**Source data**
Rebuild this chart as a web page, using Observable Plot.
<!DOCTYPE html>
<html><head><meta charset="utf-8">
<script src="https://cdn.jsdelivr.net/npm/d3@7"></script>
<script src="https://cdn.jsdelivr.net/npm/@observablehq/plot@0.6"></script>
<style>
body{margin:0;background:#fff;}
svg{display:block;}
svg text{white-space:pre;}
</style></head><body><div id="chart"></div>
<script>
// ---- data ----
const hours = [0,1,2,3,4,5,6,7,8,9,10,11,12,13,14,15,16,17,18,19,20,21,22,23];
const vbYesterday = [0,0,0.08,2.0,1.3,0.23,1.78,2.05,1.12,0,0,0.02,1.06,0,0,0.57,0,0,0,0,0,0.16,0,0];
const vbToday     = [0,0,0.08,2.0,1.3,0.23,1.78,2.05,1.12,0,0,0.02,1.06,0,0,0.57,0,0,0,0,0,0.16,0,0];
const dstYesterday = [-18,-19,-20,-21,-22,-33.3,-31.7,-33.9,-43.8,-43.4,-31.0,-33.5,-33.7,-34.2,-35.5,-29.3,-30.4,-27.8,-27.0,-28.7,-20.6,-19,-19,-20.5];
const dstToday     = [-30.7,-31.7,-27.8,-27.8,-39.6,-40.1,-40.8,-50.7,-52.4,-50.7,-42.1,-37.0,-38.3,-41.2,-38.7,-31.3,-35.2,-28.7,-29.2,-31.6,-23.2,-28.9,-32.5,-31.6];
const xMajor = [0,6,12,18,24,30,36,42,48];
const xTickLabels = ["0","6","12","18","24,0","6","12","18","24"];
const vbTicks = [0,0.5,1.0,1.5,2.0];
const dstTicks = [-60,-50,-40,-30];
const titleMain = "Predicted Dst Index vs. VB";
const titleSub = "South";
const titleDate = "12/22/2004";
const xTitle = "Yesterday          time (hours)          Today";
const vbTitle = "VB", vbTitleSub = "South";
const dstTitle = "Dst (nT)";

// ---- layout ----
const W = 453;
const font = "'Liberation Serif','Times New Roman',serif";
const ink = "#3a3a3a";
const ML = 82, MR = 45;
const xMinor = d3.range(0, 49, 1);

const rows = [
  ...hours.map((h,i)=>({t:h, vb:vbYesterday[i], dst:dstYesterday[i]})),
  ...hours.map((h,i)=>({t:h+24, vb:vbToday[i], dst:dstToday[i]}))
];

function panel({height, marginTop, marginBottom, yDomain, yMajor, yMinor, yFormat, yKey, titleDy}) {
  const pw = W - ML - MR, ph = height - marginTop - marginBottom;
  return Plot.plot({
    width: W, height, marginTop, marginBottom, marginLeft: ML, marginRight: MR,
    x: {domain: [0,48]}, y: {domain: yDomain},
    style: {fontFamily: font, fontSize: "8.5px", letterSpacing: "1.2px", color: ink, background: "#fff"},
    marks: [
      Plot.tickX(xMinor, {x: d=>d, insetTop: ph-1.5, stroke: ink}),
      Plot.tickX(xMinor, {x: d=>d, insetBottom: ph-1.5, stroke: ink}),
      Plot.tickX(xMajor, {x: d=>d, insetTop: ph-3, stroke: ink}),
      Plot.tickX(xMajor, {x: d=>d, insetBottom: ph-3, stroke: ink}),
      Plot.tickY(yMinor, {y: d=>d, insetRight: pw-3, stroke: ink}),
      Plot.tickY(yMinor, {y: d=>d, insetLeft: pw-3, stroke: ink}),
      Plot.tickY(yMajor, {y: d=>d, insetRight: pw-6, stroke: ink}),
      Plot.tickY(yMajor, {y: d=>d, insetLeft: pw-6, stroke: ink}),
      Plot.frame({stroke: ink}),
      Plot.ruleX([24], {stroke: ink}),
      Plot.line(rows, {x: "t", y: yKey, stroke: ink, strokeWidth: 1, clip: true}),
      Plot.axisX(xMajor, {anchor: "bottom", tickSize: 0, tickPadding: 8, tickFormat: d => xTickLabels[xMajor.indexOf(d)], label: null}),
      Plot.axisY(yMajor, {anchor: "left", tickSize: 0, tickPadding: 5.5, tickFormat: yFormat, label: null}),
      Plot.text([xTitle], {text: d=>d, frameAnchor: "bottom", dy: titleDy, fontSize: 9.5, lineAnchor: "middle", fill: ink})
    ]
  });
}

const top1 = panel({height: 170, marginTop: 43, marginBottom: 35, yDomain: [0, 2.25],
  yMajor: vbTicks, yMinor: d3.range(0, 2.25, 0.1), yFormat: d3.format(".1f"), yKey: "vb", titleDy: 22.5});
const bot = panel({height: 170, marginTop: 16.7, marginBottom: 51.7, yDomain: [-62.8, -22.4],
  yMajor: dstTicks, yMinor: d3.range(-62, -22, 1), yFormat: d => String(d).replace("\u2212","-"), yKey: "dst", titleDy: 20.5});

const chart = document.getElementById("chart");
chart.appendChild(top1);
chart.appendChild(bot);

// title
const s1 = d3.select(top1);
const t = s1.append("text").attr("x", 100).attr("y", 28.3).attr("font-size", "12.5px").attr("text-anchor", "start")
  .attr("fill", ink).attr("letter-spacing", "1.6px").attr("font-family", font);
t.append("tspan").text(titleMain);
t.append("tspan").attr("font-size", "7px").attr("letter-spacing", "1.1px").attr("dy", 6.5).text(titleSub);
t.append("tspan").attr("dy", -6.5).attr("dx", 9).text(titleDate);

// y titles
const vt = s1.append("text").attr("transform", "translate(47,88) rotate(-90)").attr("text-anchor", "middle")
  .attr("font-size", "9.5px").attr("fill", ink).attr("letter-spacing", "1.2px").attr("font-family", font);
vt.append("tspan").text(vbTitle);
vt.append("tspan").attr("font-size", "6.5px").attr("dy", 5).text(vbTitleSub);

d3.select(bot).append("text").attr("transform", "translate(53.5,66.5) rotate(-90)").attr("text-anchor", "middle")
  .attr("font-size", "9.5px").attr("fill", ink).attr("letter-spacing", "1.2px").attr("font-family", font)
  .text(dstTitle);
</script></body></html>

**Task instructions**
Write out the entire listing exactly.

**Exercise output**
Rebuild this chart as a web page, using Observable Plot.
<!DOCTYPE html>
<html><head><meta charset="utf-8">
<script src="https://cdn.jsdelivr.net/npm/d3@7"></script>
<script src="https://cdn.jsdelivr.net/npm/@observablehq/plot@0.6"></script>
<style>
body{margin:0;background:#fff;}
svg{display:block;}
svg text{white-space:pre;}
</style></head><body><div id="chart"></div>
<script>
// ---- data ----
const hours = [0,1,2,3,4,5,6,7,8,9,10,11,12,13,14,15,16,17,18,19,20,21,22,23];
const vbYesterday = [0,0,0.08,2.0,1.3,0.23,1.78,2.05,1.12,0,0,0.02,1.06,0,0,0.57,0,0,0,0,0,0.16,0,0];
const vbToday     = [0,0,0.08,2.0,1.3,0.23,1.78,2.05,1.12,0,0,0.02,1.06,0,0,0.57,0,0,0,0,0,0.16,0,0];
const dstYesterday = [-18,-19,-20,-21,-22,-33.3,-31.7,-33.9,-43.8,-43.4,-31.0,-33.5,-33.7,-34.2,-35.5,-29.3,-30.4,-27.8,-27.0,-28.7,-20.6,-19,-19,-20.5];
const dstToday     = [-30.7,-31.7,-27.8,-27.8,-39.6,-40.1,-40.8,-50.7,-52.4,-50.7,-42.1,-37.0,-38.3,-41.2,-38.7,-31.3,-35.2,-28.7,-29.2,-31.6,-23.2,-28.9,-32.5,-31.6];
const xMajor = [0,6,12,18,24,30,36,42,48];
const xTickLabels = ["0","6","12","18","24,0","6","12","18","24"];
const vbTicks = [0,0.5,1.0,1.5,2.0];
const dstTicks = [-60,-50,-40,-30];
const titleMain = "Predicted Dst Index vs. VB";
const titleSub = "South";
const titleDate = "12/22/2004";
const xTitle = "Yesterday          time (hours)          Today";
const vbTitle = "VB", vbTitleSub = "South";
const dstTitle = "Dst (nT)";

// ---- layout ----
const W = 453;
const font = "'Liberation Serif','Times New Roman',serif";
const ink = "#3a3a3a";
const ML = 82, MR = 45;
const xMinor = d3.range(0, 49, 1);

const rows = [
  ...hours.map((h,i)=>({t:h, vb:vbYesterday[i], dst:dstYesterday[i]})),
  ...hours.map((h,i)=>({t:h+24, vb:vbToday[i], dst:dstToday[i]}))
];

function panel({height, marginTop, marginBottom, yDomain, yMajor, yMinor, yFormat, yKey, titleDy}) {
  const pw = W - ML - MR, ph = height - marginTop - marginBottom;
  return Plot.plot({
    width: W, height, marginTop, marginBottom, marginLeft: ML, marginRight: MR,
    x: {domain: [0,48]}, y: {domain: yDomain},
    style: {fontFamily: font, fontSize: "8.5px", letterSpacing: "1.2px", color: ink, background: "#fff"},
    marks: [
      Plot.tickX(xMinor, {x: d=>d, insetTop: ph-1.5, stroke: ink}),
      Plot.tickX(xMinor, {x: d=>d, insetBottom: ph-1.5, stroke: ink}),
      Plot.tickX(xMajor, {x: d=>d, insetTop: ph-3, stroke: ink}),
      Plot.tickX(xMajor, {x: d=>d, insetBottom: ph-3, stroke: ink}),
      Plot.tickY(yMinor, {y: d=>d, insetRight: pw-3, stroke: ink}),
      Plot.tickY(yMinor, {y: d=>d, insetLeft: pw-3, stroke: ink}),
      Plot.tickY(yMajor, {y: d=>d, insetRight: pw-6, stroke: ink}),
      Plot.tickY(yMajor, {y: d=>d, insetLeft: pw-6, stroke: ink}),
      Plot.frame({stroke: ink}),
      Plot.ruleX([24], {stroke: ink}),
      Plot.line(rows, {x: "t", y: yKey, stroke: ink, strokeWidth: 1, clip: true}),
      Plot.axisX(xMajor, {anchor: "bottom", tickSize: 0, tickPadding: 8, tickFormat: d => xTickLabels[xMajor.indexOf(d)], label: null}),
      Plot.axisY(yMajor, {anchor: "left", tickSize: 0, tickPadding: 5.5, tickFormat: yFormat, label: null}),
      Plot.text([xTitle], {text: d=>d, frameAnchor: "bottom", dy: titleDy, fontSize: 9.5, lineAnchor: "middle", fill: ink})
    ]
  });
}

const top1 = panel({height: 170, marginTop: 43, marginBottom: 35, yDomain: [0, 2.25],
  yMajor: vbTicks, yMinor: d3.range(0, 2.25, 0.1), yFormat: d3.format(".1f"), yKey: "vb", titleDy: 22.5});
const bot = panel({height: 170, marginTop: 16.7, marginBottom: 51.7, yDomain: [-62.8, -22.4],
  yMajor: dstTicks, yMinor: d3.range(-62, -22, 1), yFormat: d => String(d).replace("\u2212","-"), yKey: "dst", titleDy: 20.5});

const chart = document.getElementById("chart");
chart.appendChild(top1);
chart.appendChild(bot);

// title
const s1 = d3.select(top1);
const t = s1.append("text").attr("x", 100).attr("y", 28.3).attr("font-size", "12.5px").attr("text-anchor", "start")
  .attr("fill", ink).attr("letter-spacing", "1.6px").attr("font-family", font);
t.append("tspan").text(titleMain);
t.append("tspan").attr("font-size", "7px").attr("letter-spacing", "1.1px").attr("dy", 6.5).text(titleSub);
t.append("tspan").attr("dy", -6.5).attr("dx", 9).text(titleDate);

// y titles
const vt = s1.append("text").attr("transform", "translate(47,88) rotate(-90)").attr("text-anchor", "middle")
  .attr("font-size", "9.5px").attr("fill", ink).attr("letter-spacing", "1.2px").attr("font-family", font);
vt.append("tspan").text(vbTitle);
vt.append("tspan").attr("font-size", "6.5px").attr("dy", 5).text(vbTitleSub);

d3.select(bot).append("text").attr("transform", "translate(53.5,66.5) rotate(-90)").attr("text-anchor", "middle")
  .attr("font-size", "9.5px").attr("fill", ink).attr("letter-spacing", "1.2px").attr("font-family", font)
  .text(dstTitle);
</script></body></html>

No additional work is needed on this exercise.